I spent such a long time being depressed this year. I grieved, lost, cried and dissociated. I broke and fixed things. I lost myself, then found myself, then lost myself again. A never-ending cycle. I went back to the basics and worked my way through them. I met people. I lost people. I met people again.
I still think about the things that some of these people said to me. A lot of good, some very, very bad that manages to overshadow all the good. I am still friendly with all of them. I still think about them in passing and remember things. I haven't forgotten anything, and I definitely will never forgive. I've moved on, but I will not allow myself to forget how I was made to feel. You were a part of my life, now you're not. That's that and that's it.

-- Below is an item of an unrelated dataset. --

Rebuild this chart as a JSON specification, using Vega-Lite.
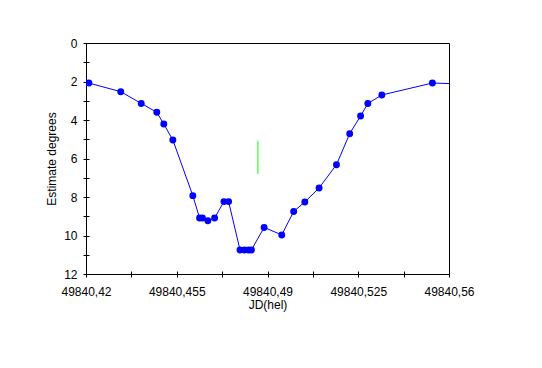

# I got distracted and started rereading some things I've written in the past. Made myself cry thinking about how my life has changed. R miss, you were right. You always managed to see things in me that I refused to. Thank you for playing such a significant role in my life and changing it.
The more people start meaning to me, the less their absence affects me. It's terrifying how my soul's started to accept that people are temporary and replaceable. It's accepted that people will just leave, and is always prepared for that outcome. Loss doesn't hurt me anymore. I don't even grieve. I just accept it and move on like these people did not exist. It's almost like I've become so comfortable with being alone that I don't want anyone else's presence in my life anymore. If you want space, you can carve some out for yourself. If you don't want to be here, you can show yourself out. I'm exhausted.

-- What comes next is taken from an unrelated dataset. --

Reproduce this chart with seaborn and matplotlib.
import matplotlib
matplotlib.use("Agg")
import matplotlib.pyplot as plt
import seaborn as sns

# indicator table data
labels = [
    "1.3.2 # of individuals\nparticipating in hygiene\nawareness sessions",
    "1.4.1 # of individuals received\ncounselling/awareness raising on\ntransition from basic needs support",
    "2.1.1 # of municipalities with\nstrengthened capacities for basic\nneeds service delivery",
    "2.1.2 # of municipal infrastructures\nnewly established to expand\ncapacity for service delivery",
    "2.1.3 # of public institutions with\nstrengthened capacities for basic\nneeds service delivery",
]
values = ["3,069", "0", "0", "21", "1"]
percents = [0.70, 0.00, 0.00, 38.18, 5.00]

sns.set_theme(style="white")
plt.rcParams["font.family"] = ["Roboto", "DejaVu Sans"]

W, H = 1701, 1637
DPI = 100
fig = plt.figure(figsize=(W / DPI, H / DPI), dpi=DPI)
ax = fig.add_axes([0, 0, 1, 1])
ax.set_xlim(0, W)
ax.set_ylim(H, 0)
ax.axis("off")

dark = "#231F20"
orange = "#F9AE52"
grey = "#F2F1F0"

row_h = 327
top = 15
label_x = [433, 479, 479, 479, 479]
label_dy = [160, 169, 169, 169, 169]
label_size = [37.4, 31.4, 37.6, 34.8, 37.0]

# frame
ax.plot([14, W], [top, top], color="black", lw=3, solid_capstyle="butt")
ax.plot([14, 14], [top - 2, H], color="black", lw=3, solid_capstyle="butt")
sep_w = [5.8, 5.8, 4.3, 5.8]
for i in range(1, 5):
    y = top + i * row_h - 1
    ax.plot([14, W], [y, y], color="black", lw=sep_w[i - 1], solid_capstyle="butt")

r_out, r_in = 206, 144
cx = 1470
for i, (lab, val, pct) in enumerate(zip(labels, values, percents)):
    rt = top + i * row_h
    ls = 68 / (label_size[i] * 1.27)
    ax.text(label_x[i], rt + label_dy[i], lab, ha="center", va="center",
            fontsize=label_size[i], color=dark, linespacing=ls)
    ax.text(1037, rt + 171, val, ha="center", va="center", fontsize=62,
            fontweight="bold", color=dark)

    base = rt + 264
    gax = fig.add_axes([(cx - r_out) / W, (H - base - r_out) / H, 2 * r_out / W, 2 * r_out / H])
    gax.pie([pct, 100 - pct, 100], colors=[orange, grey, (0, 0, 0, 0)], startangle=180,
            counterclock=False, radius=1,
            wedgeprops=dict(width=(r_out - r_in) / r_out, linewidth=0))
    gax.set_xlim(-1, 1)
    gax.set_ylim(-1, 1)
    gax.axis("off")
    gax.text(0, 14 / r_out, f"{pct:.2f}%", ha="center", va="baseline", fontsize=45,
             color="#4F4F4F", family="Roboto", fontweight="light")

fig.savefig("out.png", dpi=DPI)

That's what I'm most proud of this year - becoming comfortable with being alone. I don't feel lonely as often anymore; yes, it creeps up still, but I prefer my own company to other people. People are great, I promise, but it feels so awfully pointless. I'm starting to feel like maybe knowing and understanding me are overrated ideas. Maybe no one needs to do that. We can simply exist, interact with each other for as long as our lives intersect, and then go our separate ways when we no longer serve a purpose in each other's lives. What is the point in putting in all of this effort when we're going to disappear anyway? I won't allow you to get through, anyway.
It's not that I don't want to. I am emotionally incapable of breaking down the walls that I've erected around myself. I am inconsistent, unpredictable, and confusing. It makes me interesting, but it also means that there's always going to be a distance. A friend recently told me, out of nowhere, that she feels like she knows me but she really doesn't know me at all. She can never tell what's going on in my head. People build walls around them so you can't enter, but my walls are less a wall and more like an iceberg. You can only see the tip of it, but you can't swim to the bottom. My waters are rough and dangerous. You won't survive the trip.
And that's fine by me. I've lived 21 years like this, and I have no problem living 210 more. It doesn't matter anymore. The emotions are dying. I will still keep writing on this blog; it's been one of the better things that have come out of this year. It's just going to remain vague, shallow, and quite surface-level.
I am sorry. I know you wish I could do better, but this is who I am. And I am happy with this person.
For 2024, I wish for more money, peace and stability. I pray for strength to get through what I know is going to be an incredibly challenging year for me. I hope to stay focused on myself, and continue to trust that everything I am doing is building up to something great that I can't even imagine at the moment. I am capable of doing more than I think I can. Good things are meant for me, whether I want to admit that or not. I am deserving of everything I want, and I have no choice but to accept that.
It is not an easy life, but it is worth living. It will always be worth it, so long as I have the people I have in my life. They believe, so I do too.